Senta Margaret, dieci anni fa lo Strega con “Non ti muovere”, poi il Campiello con “Venuto al mondo”. Ora il dolore di una coppia, intrappolata dall’incapacità di crescere. Perché questo libro così ‘intimista’?
«Avevo voglia di scrivere una storia contemporanea, di occuparmi di una coppia giovane che vive una passione iniziale e poi si sgretola. Forse perché ha messo su una relazione mediocre, forse perché ha un’età (i miei due protagonisti sono trentacinquenni) in cui hai ancora tutto davanti e ti senti dentro le crepe di un fallimento».
Grande osservatrice…
«Sono curiosa. Anche quando sono a cena fuori e Sergio mi chiede che fai? Zitto, gli dico, ascolto quello che succede al tavolo vicino… Insomma ho sempre le antenne accese. Del resto sono convinta che uno scrittore debba essere un po’ il radar del suo tempo».
Ma al centro dei suoi libri c’è sempre l’amore.
«E se non parli d’amore, di che parli? E’ il motore della nostra esistenza, un grande momento di felicità. E Delia e Gaetano l’hanno perso. Avevano sogni, velleità, un’intera vita davanti. E si ritrovano in quel ristorante, in quella situazione ferma, statica. Di fronte al corpo di un amore che muore. Sono naufraghi del nostro tempo».
Le parole dure che spuntano nella trama servono a questo?
«Forse c’è qualche parolaccia in più, ma volevo esprimere l’urgenza, la rabbia che abbiamo dentro. E poi vengo fuori da un libro forte, di guerra (“Venuto al mondo” ndr) e sentivo l’esigenza di raccontare una guerra di quotidianità».
Margaret, si può risorgere dalle macerie di una separazione?
«Lascio sempre uno spazio alla speranza. Però bisognerebbe anche domandarsi perché la coppia si separa. Perché butti in terra l’accappatoio?! Che cos’è l’amore, bo? E il disamore? I miei protagonisti non lo sanno proprio cosa gli è accaduto. Sono sommersi dal nulla».
Cos’è oggi la solitudine?
«Ha tante sfaccettature, è come la bassa marea. Siamo tutti un po’ più soli e a me piace raccontare la solitudine degli ultimi. Tanto di scarti e di immondizia ce ne abbiamo tanta!».
Quel titolo “Nessuno si salva da solo”…
«E’ la frase che dice il vecchio che cena con la moglie accanto al tavolo di Delia e Gaetano. E’ come risorto dal cancro, ama la moglie come un’adolescente. E’quasi un mentore, una figura guida che forse li aiuterà a ricominciare ad affrontare la vita. Del resto, chi si salva più da solo? Guardi cosa succede a Lampedusa o in Giappone. Siamo tutti uniti da uno stesso destino».
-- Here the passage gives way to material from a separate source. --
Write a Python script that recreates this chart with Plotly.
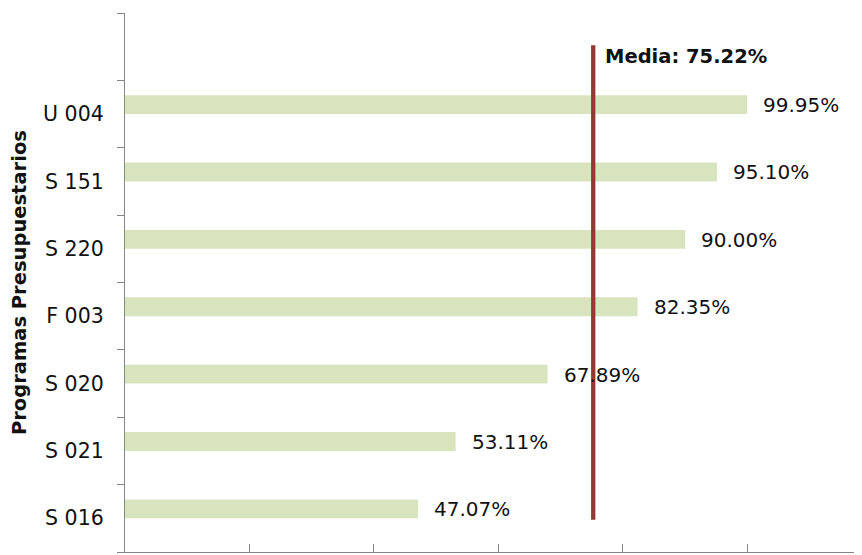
import plotly.graph_objects as go

categories = ["S 016", "S 021", "S 020", "F 003", "S 220", "S 151", "U 004"]
values = [47.07, 53.11, 67.89, 82.35, 90.00, 95.10, 99.95]
value_labels = ["47.07%", "53.11%", "67.89%", "82.35%", "90.00%", "95.10%", "99.95%"]
media = 75.22
media_label = "Media: 75.22%"
x_ticks = [0, 20, 40, 60, 80, 100]
y_title = "Programas Presupuestarios"

AXIS = "#868686"
FONT = "DejaVu Sans"

fig = go.Figure()
fig.add_trace(go.Bar(
    x=values, y=categories, orientation="h",
    marker=dict(color="#d7e4bd", line=dict(width=0)),
    width=0.28, offset=0, showlegend=False, hoverinfo="skip",
))

for v, c, t in zip(values, categories, value_labels):
    fig.add_annotation(x=v, y=c, xref="x", yref="y", text=t, showarrow=False,
                       xanchor="left", yanchor="middle", xshift=14, yshift=9,
                       font=dict(family=FONT, size=20, color="#111111"))

fig.add_shape(type="line", xref="x", yref="y", x0=media, x1=media, y0=-0.02, y1=7.02,
              line=dict(color="#953735", width=4.3))
fig.add_annotation(x=media, y=7, xref="x", yref="y", text="<b>" + media_label + "</b>",
                   showarrow=False, xanchor="left", yanchor="middle", xshift=10, yshift=-10,
                   font=dict(family=FONT, size=19.5, color="#111111"))

fig.add_annotation(x=-0.143, y=0.5, xref="paper", yref="paper", text="<b>" + y_title + "</b>",
                   textangle=-90, showarrow=False, xanchor="center", yanchor="middle",
                   font=dict(family=FONT, size=19.5, color="#111111"))

fig.update_layout(
    width=854, height=547,
    margin=dict(l=117, r=0, t=5, b=3, autoexpand=False),
    paper_bgcolor="white", plot_bgcolor="white",
    font=dict(family=FONT, size=20, color="#111111"),
    xaxis=dict(range=[0, 118.4], tickvals=x_ticks, showticklabels=False,
               ticks="inside", ticklen=8, tickcolor=AXIS, tickwidth=1.3,
               showline=True, linecolor=AXIS, linewidth=1.3,
               showgrid=False, zeroline=False, automargin=False),
    yaxis=dict(type="category", categoryorder="array", categoryarray=categories + [" "],
               range=[-0.5, 7.5], tickson="boundaries",
               ticks="outside", ticklen=7, tickcolor=AXIS, tickwidth=1.3,
               showline=True, linecolor=AXIS, linewidth=1.3,
               showgrid=False, zeroline=False, automargin=False,
               ticklabelstandoff=16,
               tickfont=dict(family=FONT, size=20.5, color="#111111")),
)

fig.write_html("out.html")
Margaret, lei e Sergio. Vi indicano come una coppia di perfettini. Lei gli dedica i libri, lui ne legge i brani alle manifestazioni. Sempre insieme, uniti…
«E’ faticoso, ma ci siamo sempre aiutati vicendevolmente. E tanto del mio talento nasce da una reciproca sensibilità. I detrattori poi ci sono sempre, peggio per loro».
Quattro figli e un futuro. Come lo vede?
«Mi auguro sia un futuro di contentezza. Che è un sentimento minore rispetto alla felicità (la raggiunge, che so? forse solo un monaco che vive nel deserto). E spero anche che diventino adulti coscienziosi, partecipi verso il mondo. Certo, tutto passa attraverso il nostro esempio, di madri e padri. Imperfetti, sì. Ma autentici con le nostre fatiche quotidiane e i nostri difetti. Nonostante che viviamo in un puttanaio, io so che l’Italia è piena di persone meravigliose e sensibili. Dobbiamo tutti tornare ad apprezzare la sana normalità».